Additionally, the court concluded that exercising a right to strike is “an affirmation of the dignity and autonomy of employees in their working lives.”

Peter Barnacle, who joined the legal team working on behalf of the SFL before the Supreme Court, and who now serves as legal counsel for CAUT, says “the court saw that the right to strike promotes equality in collective bargaining, and recognizing the right to strike is consistent with Canada’s international human rights obligations as a party to international treaties that expressly recognize that right.”

The decision ultimately affected academic staff associations across Alberta, whose members previously did not enjoy a right to strike, with legislation requiring that contract disputes be settled through compulsory binding arbitration.

The 2015 SCC decision effectively annulled that provincial law, and with the passage of new legislation, the right to strike is now granted to academic staff as well as graduate students and post-doctoral fellows.

Robinson says that a constantly changing legal and social landscape means unions remain as relevant today as ever.

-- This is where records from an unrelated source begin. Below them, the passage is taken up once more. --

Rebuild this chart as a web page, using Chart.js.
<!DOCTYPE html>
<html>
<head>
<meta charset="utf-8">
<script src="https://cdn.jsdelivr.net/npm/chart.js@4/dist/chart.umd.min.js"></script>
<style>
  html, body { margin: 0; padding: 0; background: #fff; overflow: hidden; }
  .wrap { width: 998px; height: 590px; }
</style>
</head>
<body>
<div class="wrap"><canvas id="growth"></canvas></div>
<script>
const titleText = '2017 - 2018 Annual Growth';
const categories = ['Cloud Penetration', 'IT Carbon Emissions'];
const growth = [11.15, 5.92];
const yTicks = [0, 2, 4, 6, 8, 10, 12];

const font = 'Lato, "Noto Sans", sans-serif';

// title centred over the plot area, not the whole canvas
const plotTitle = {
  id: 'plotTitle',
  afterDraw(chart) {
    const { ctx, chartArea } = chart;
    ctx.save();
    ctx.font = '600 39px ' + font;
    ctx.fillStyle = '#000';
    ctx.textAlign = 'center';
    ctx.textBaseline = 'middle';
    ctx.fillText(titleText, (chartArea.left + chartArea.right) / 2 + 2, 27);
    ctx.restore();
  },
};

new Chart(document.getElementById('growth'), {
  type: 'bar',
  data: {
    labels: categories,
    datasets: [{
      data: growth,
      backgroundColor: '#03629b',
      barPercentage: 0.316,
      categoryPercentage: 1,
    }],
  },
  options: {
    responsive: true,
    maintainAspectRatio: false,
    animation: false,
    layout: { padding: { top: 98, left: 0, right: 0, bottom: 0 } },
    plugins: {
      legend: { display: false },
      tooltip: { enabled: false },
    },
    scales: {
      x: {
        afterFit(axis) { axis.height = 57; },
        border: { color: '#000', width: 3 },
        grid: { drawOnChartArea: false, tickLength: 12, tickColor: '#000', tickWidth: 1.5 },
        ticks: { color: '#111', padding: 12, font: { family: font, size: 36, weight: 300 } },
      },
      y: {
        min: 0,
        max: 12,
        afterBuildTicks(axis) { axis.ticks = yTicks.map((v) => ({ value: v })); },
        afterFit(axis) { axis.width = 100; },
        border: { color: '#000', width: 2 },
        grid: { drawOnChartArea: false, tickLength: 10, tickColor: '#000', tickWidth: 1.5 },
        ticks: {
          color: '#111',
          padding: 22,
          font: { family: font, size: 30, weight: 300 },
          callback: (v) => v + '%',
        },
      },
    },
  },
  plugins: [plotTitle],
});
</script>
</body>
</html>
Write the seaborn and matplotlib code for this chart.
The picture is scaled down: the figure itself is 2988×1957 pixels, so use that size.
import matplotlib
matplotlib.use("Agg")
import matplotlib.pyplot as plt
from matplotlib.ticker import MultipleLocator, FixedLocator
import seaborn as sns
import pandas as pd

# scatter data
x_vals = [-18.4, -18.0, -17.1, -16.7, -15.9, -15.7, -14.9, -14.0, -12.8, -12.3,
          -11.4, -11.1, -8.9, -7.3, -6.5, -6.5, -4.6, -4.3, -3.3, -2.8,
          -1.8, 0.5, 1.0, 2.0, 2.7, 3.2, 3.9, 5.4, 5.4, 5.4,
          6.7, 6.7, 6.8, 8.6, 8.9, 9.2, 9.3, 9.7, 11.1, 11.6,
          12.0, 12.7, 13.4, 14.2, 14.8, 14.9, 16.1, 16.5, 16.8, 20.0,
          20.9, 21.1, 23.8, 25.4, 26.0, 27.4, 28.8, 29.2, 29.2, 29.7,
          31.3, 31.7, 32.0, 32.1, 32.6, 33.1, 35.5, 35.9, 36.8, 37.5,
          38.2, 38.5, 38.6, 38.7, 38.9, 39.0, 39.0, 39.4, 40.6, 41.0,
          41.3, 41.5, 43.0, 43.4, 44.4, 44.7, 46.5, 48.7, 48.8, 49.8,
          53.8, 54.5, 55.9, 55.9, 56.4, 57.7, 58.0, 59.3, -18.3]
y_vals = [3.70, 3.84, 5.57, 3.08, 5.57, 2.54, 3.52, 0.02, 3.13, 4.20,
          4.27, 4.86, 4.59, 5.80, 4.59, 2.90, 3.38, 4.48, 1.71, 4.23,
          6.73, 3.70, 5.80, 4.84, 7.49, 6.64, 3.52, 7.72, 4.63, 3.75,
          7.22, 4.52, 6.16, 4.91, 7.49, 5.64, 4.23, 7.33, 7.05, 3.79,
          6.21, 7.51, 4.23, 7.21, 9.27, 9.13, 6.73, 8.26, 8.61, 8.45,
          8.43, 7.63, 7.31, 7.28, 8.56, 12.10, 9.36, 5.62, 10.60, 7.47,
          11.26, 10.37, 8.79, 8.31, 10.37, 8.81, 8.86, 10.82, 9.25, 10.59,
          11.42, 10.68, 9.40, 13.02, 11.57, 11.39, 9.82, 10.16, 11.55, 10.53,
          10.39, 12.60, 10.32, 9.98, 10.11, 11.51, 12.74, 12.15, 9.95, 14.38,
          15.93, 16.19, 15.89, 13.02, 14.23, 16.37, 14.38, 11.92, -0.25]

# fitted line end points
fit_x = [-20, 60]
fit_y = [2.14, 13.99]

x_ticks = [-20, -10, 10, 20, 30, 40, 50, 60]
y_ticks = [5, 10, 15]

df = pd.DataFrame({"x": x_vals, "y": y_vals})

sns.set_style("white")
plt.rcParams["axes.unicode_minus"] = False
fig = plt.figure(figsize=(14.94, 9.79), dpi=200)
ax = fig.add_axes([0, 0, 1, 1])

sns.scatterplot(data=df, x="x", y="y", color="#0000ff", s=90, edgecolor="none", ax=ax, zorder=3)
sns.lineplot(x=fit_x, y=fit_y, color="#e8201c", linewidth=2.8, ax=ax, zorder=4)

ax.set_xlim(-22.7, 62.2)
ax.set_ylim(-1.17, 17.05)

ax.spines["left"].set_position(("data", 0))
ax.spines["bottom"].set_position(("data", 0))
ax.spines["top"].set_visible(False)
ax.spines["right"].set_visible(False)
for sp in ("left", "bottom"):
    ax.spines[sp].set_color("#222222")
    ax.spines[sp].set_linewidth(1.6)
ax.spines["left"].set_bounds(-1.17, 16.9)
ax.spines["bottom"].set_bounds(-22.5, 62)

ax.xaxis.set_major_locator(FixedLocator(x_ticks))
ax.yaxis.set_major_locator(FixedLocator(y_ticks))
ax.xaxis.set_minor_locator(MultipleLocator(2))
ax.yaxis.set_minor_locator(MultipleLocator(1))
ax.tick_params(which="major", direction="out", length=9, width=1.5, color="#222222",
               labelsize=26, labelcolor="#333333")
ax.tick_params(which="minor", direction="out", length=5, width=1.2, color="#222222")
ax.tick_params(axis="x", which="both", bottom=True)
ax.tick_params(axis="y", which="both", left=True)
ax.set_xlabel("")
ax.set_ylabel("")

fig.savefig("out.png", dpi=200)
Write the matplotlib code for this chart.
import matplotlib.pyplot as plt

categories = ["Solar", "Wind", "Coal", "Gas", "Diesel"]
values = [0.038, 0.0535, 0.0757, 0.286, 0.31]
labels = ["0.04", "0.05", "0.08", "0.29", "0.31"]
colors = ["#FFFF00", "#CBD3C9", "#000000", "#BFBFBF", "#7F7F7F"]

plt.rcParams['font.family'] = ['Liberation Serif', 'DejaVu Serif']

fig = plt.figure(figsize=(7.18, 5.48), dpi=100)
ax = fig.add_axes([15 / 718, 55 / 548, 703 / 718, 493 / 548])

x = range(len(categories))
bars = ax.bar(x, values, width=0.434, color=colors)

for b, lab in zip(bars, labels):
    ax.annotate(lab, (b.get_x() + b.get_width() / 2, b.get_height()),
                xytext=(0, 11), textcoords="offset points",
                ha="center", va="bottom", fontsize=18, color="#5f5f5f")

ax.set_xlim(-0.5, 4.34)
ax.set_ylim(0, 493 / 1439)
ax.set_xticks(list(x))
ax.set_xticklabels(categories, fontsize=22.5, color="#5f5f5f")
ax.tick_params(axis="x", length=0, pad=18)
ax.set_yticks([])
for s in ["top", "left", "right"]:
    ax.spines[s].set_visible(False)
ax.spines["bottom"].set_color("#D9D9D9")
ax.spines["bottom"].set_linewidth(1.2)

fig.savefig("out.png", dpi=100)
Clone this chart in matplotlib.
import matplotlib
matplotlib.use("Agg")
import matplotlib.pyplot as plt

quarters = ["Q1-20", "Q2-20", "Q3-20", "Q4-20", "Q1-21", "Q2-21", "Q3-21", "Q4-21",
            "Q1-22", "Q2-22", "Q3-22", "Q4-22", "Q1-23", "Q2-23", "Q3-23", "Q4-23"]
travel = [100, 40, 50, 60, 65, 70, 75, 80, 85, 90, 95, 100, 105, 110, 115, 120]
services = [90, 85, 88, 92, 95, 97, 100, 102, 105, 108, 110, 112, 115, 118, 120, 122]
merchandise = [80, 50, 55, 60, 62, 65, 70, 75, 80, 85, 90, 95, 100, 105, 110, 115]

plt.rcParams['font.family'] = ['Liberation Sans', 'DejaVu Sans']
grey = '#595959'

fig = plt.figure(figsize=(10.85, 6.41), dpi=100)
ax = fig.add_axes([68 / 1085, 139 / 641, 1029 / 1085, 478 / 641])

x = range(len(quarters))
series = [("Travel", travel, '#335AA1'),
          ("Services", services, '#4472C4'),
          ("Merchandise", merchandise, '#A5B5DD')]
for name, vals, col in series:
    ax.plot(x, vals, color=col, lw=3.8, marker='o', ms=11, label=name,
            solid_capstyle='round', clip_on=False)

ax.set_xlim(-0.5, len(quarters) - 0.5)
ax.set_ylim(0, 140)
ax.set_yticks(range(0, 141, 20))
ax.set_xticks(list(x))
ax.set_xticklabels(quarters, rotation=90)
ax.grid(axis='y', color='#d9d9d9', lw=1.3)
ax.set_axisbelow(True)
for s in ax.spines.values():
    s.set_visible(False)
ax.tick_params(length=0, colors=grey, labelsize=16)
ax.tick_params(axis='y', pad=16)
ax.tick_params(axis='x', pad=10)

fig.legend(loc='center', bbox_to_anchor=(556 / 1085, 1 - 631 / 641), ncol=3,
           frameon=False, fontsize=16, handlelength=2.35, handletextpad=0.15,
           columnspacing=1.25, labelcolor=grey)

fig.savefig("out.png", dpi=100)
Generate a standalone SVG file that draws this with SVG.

“Academic freedom and tenure were far more precarious before unionization. Legally enforceable collective agreements and grievance processes have allowed academic staff to defend principles of due process and academic freedom from administrative abuse, and will continue to be the tools unions depend on to stand against future threats.”

Hornick believes academic staff unions are not only still needed, but are at a moment in time requiring sober second thought on expansion of roles and actions needed in a rapidly changing world.

“Unions are absolutely still needed, and we need a strong, cohesive recognition that the economic problems facing many of us aren’t individual, but systemic: we need collective action to push back against that,” she says. “Our labour movement can’t continue to primarily protect only our own members without looking outside our bubble, or risk making unions a less attractive or obvious option for fighting back. We are really in a moment where we have to relearn how to do grassroots movement building. We have that responsibility.”